Video Credit: Brian Myers, Media Arts Center San Diego
A bicycle class in City Heights aims to build confident bike riders that commute on city streets.
Cars and bikes share the same roads and the same traffic laws that apply to automobile drivers also apply to bicycle riders. A two ton difference sets the two vehicles apart.
The risk of being struck by fast moving heavy machines has some bike riders timid to bike safely in the street with motorists and discourages others from traveling in traffic at all.
Mary Anne Lacaman attended Saturday’s class. She is engaged in a county wide effort, Live Well San Diego, to promote healthy living.
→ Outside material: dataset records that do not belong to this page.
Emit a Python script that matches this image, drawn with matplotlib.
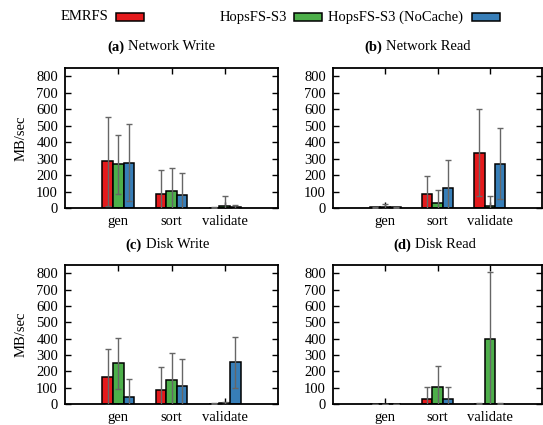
import matplotlib
matplotlib.use("Agg")
import matplotlib.pyplot as plt
from matplotlib.patches import Rectangle
import numpy as np

plt.rcParams['font.family'] = ['Liberation Serif', 'DejaVu Serif']

categories = ["gen", "sort", "validate"]
series = ["EMRFS", "HopsFS-S3", "HopsFS-S3 (NoCache)"]
colors = ["#e41a1c", "#4daf4a", "#377eb8"]

# values [series][category], errors (symmetric)
net_write = [[285, 85, 3], [265, 105, 15], [275, 80, 5]]
net_write_err = [[270, 145, 3], [178, 135, 55], [235, 130, 13]]
net_read = [[5, 85, 335], [8, 30, 15], [5, 122, 268]]
net_read_err = [[3, 112, 265], [15, 82, 55], [3, 168, 215]]
disk_write = [[165, 85, 3], [248, 145, 5], [45, 108, 255]]
disk_write_err = [[172, 143, 2], [155, 168, 10], [110, 167, 155]]
disk_read = [[1, 33, 2], [1, 107, 395], [1, 33, 2]]
disk_read_err = [[1, 74, 2], [1, 125, 410], [1, 74, 2]]

titles = [("(a)", "Network Write"), ("(b)", "Network Read"),
          ("(c)", "Disk Write"), ("(d)", "Disk Read")]
yticks = [0, 100, 200, 300, 400, 500, 600, 700, 800]

W, H = 543, 425
fig = plt.figure(figsize=(W / 100, H / 100), dpi=100)

def fx(px):
    return px / W

def fy(py):
    return 1 - py / H

panels = [
    (net_write, net_write_err, (65, 68, 278, 208), True),
    (net_read, net_read_err, (333, 68, 542, 208), False),
    (disk_write, disk_write_err, (65, 265, 278, 404), True),
    (disk_read, disk_read_err, (333, 265, 542, 404), False),
]
title_pos = [(124, 47), (382, 47), (142, 245), (411, 245)]

fs = 10.5
x = np.arange(1, len(categories) + 1)
bw = 0.2
for (vals, errs, (l, t, r, b), ylab), (tb, tn), (tx, ty) in zip(panels, titles, title_pos):
    ax = fig.add_axes([fx(l), fy(b), fx(r) - fx(l), fy(t) - fy(b)])
    for i, (v, e, c) in enumerate(zip(vals, errs, colors)):
        pos = x + (i - 1) * bw
        ax.bar(pos, v, width=bw, color=c, edgecolor="black", linewidth=1.1, zorder=2)
        dl, caps, bars = ax.errorbar(pos, v, yerr=e, fmt="none", ecolor="#666666",
                                     elinewidth=1.0, capsize=2.5, capthick=1.0, zorder=3)
        for cl in caps:
            cl.set_color("black")
    ax.set_xlim(0, 4)
    ax.set_ylim(0, 850)
    ax.set_xticks(x)
    ax.set_xticklabels(categories, fontsize=fs)
    ax.set_yticks(yticks)
    ax.set_yticklabels([str(v) for v in yticks], fontsize=fs)
    ax.tick_params(direction="in", length=4, width=1.0, top=True, right=True, pad=5)
    for s in ax.spines.values():
        s.set_linewidth(1.3)
    if ylab:
        ax.set_ylabel("MB/sec", fontsize=fs, labelpad=6)
    fig.text(fx(tx), fy(ty), tb, fontsize=fs, fontweight="bold", ha="right", va="center")
    fig.text(fx(tx + 4), fy(ty), tn, fontsize=fs, ha="left", va="center")

# legend (gnuplot style: text then box)
leg = [(108, 116), (287, 294), (463, 472)]
for name, c, (tx, bx) in zip(series, colors, leg):
    fig.text(fx(tx), fy(17), name, fontsize=fs, ha="right", va="center")
    fig.patches.append(Rectangle((fx(bx), fy(21)), fx(28), 8 / H, transform=fig.transFigure,
                                 facecolor=c, edgecolor="black", linewidth=1.1))

fig.savefig("out.png", dpi=100)
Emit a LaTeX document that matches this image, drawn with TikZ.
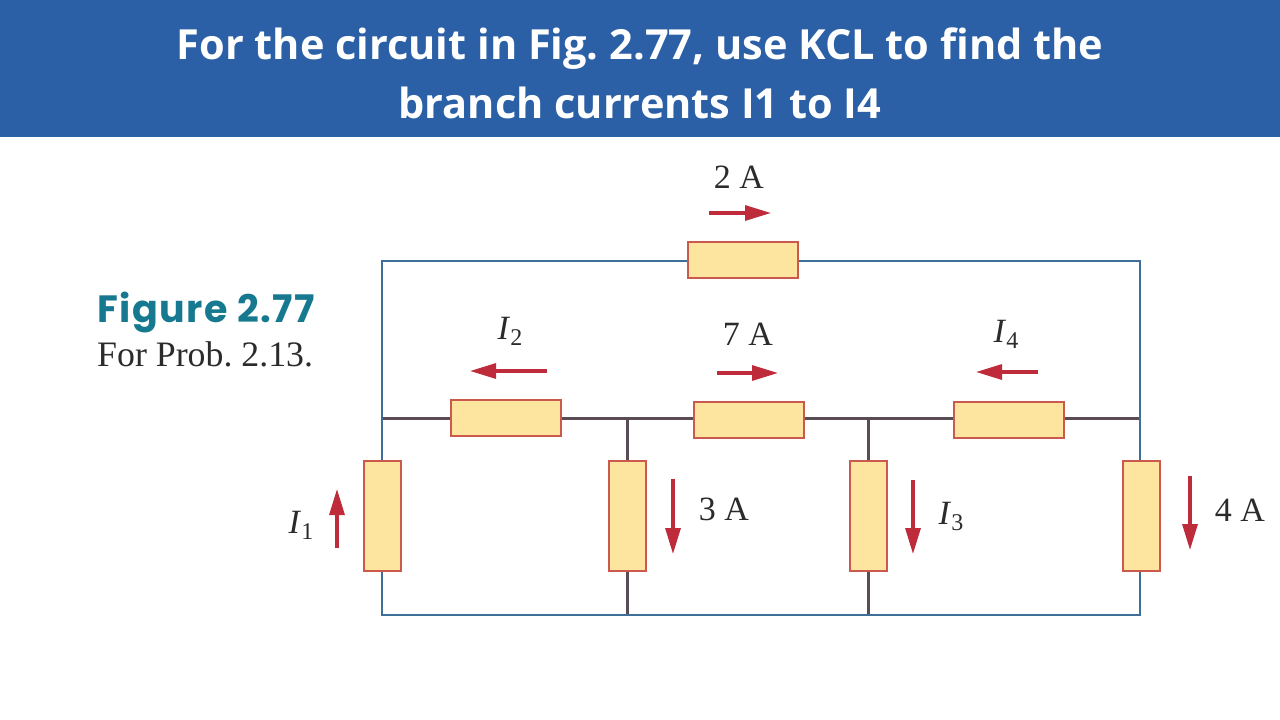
\documentclass[tikz,border=0pt]{standalone}
\usepackage{fontspec}
\setmainfont{Liberation Serif}
\newfontfamily\titlefont{Open Sans}
\newfontfamily\figfont{Poppins}[LetterSpace=4]
\usetikzlibrary{arrows.meta}
\definecolor{banner}{HTML}{2B60A6}
\definecolor{wireblue}{HTML}{3F6E98}
\definecolor{wiredark}{HTML}{5A4C55}
\definecolor{resfill}{HTML}{FDE5A0}
\definecolor{resdraw}{HTML}{CC5A4C}
\definecolor{arrowred}{HTML}{BE2B3A}
\definecolor{figteal}{HTML}{17798F}
\definecolor{labeltext}{HTML}{2B2B2B}
\tikzset{
  x=1pt,y=-1pt,
  hres/.style={draw=resdraw,fill=resfill,line width=2pt,minimum width=110pt,minimum height=36pt,inner sep=0pt,outer sep=0pt},
  vres/.style={draw=resdraw,fill=resfill,line width=2pt,minimum width=37pt,minimum height=110pt,inner sep=0pt,outer sep=0pt},
  bluewire/.style={draw=wireblue,line width=2.6pt},
  darkwire/.style={draw=wiredark,line width=3pt},
  curarrow/.style={draw=arrowred,line width=3.2pt,-{Triangle[length=26pt,width=15pt]}},
  lab/.style={font=\fontsize{34}{38}\selectfont,text=labeltext,inner sep=0pt},
  titletext/.style={font=\titlefont\bfseries\fontsize{41.5}{59}\selectfont,text=white,align=center,inner sep=0pt}
}
\begin{document}
\frenchspacing
\begin{tikzpicture}
\useasboundingbox (0,0) rectangle (1280,720);
\fill[banner] (0,0) rectangle (1280,137);
\node[titletext] (title) at (640,73) {For the circuit in Fig. 2.77, use KCL to find the\\branch currents I1 to I4};
\node[font=\figfont\bfseries\fontsize{38}{42}\selectfont,text=figteal,inner sep=0pt,anchor=west] (figlabel) at (97,313) {Figure 2.77};
\node[font=\fontsize{35.8}{38}\selectfont,text=labeltext,inner sep=0pt,anchor=west] (figcap) at (97,354) {For Prob. 2.13.};

% corners and junctions
\coordinate (tl) at (382,261);
\coordinate (tr) at (1140,261);
\coordinate (ml) at (382,418);
\coordinate (mr) at (1140,418);
\coordinate (bl) at (382,615);
\coordinate (br) at (1140,615);
\coordinate (ja) at (627,418);
\coordinate (jb) at (868,418);
\coordinate (ka) at (627,615);
\coordinate (kb) at (868,615);

% wires
\draw[darkwire] (ja) -- (ka);
\draw[darkwire] (jb) -- (kb);
\draw[darkwire] (ml) -- (mr);
\draw[bluewire,line join=miter] (ml) -- (tl) -- (tr) -- (mr);
\draw[bluewire] (ml) -- (382,460);
\draw[bluewire] (1140,418) -- (1140,460);
\draw[bluewire] (382,571) -- (bl) -- (br) -- (1140,571);

% resistors
\node[hres] (rtop) at (742.5,259.5) {};
\node[hres] (rm1) at (505.5,418) {};
\node[hres] (rm2) at (748.5,419.5) {};
\node[hres] (rm3) at (1008.5,419.5) {};
\node[vres] (rv1) at (382,515.5) {};
\node[vres] (rv2) at (627,515.5) {};
\node[vres] (rv3) at (868.5,515.5) {};
\node[vres] (rv4) at (1141,515.5) {};

% current arrows
\coordinate (a1s) at (709,213); \coordinate (a1e) at (771,213);
\coordinate (a2s) at (547,371); \coordinate (a2e) at (470,371);
\coordinate (a3s) at (717,373); \coordinate (a3e) at (778,373);
\coordinate (a4s) at (1038,372); \coordinate (a4e) at (976,372);
\coordinate (a5s) at (337,548); \coordinate (a5e) at (337,489);
\coordinate (a6s) at (673,479); \coordinate (a6e) at (673,554);
\coordinate (a7s) at (913,480); \coordinate (a7e) at (913,554);
\coordinate (a8s) at (1190,476); \coordinate (a8e) at (1190,550);
\foreach \n in {1,...,8} \draw[curarrow] (a\n s) -- (a\n e);

% labels
\node[lab] (l2a) at (739,177) {2 A};
\node[lab] (li2) at (510,331) {\textit{I}\raisebox{-6pt}{\fontsize{24}{26}\selectfont 2}};
\node[lab] (l7a) at (748,334) {7 A};
\node[lab] (li4) at (1006,334) {\textit{I}\raisebox{-6pt}{\fontsize{24}{26}\selectfont 4}};
\node[lab] (li1) at (301,525) {\textit{I}\raisebox{-6pt}{\fontsize{24}{26}\selectfont 1}};
\node[lab] (l3a) at (724,509) {3 A};
\node[lab] (li3) at (951,516) {\textit{I}\raisebox{-6pt}{\fontsize{24}{26}\selectfont 3}};
\node[lab] (l4a) at (1240,510) {4 A};
\end{tikzpicture}
\end{document}
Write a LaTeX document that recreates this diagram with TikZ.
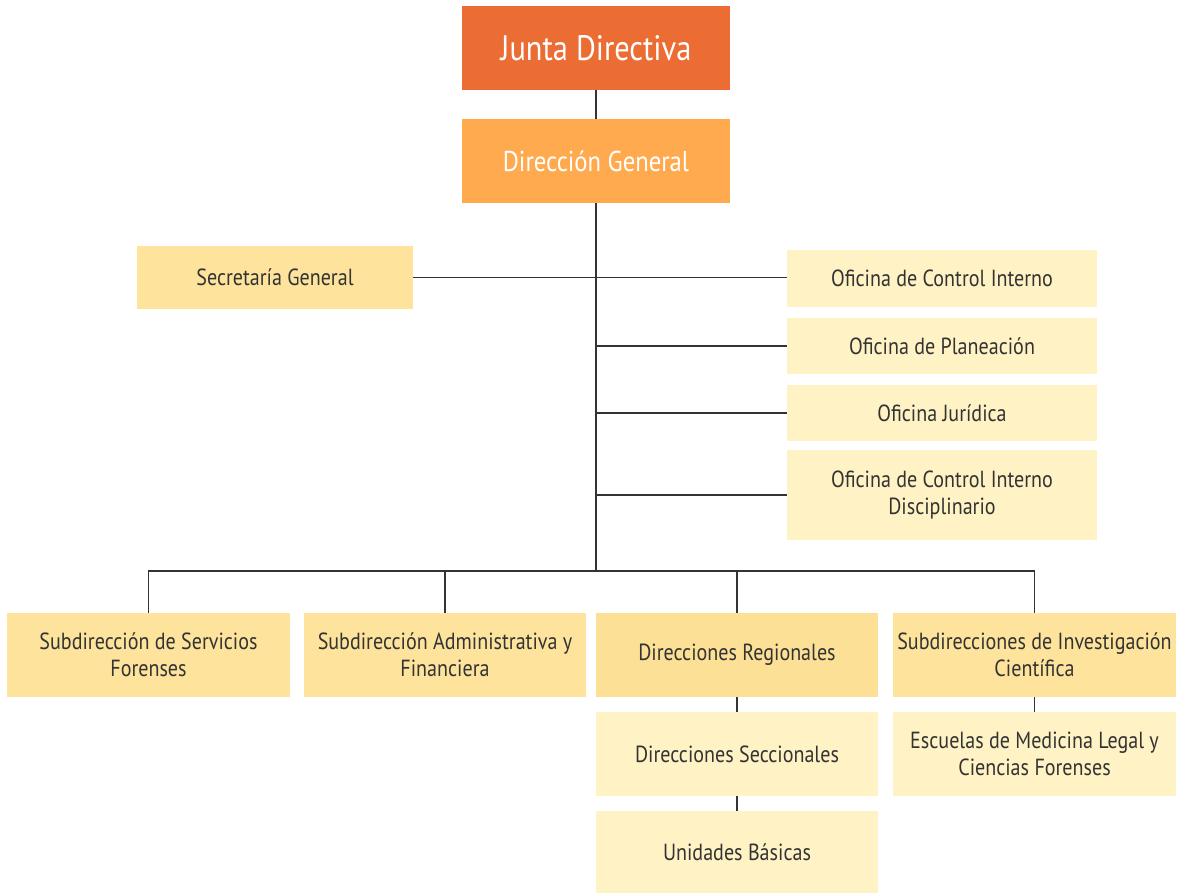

Her goal is to bike 200 miles per month.
“My friends and I are starting to ride our bikes more,” Lacaman said. “And it’s a little intimidating being in front of those cars.”
The bike class is hosted by the San Diego County Bike Coalition and the San Diego Police Department to instruct bike riders to be better prepared to travel on the road with motorists and other cyclists.
Curriculum for the class comes from bicycle education and advocacy organization the League of American Bicyclists.
Jim Baross is a certified instructor of their Smart Cycling program and leads the bike riding class.
“Bicycling is really a safe activity. It’s the motorist who are causing the deaths and mayhem,” Baross said. “We’re trying to teach folks what the rules of the road are, how to get along better in traffic, communicate with each other, and to avoid mistakes.”
The next bike riding class is scheduled for July 26 at the Copley-Price Family YMCA.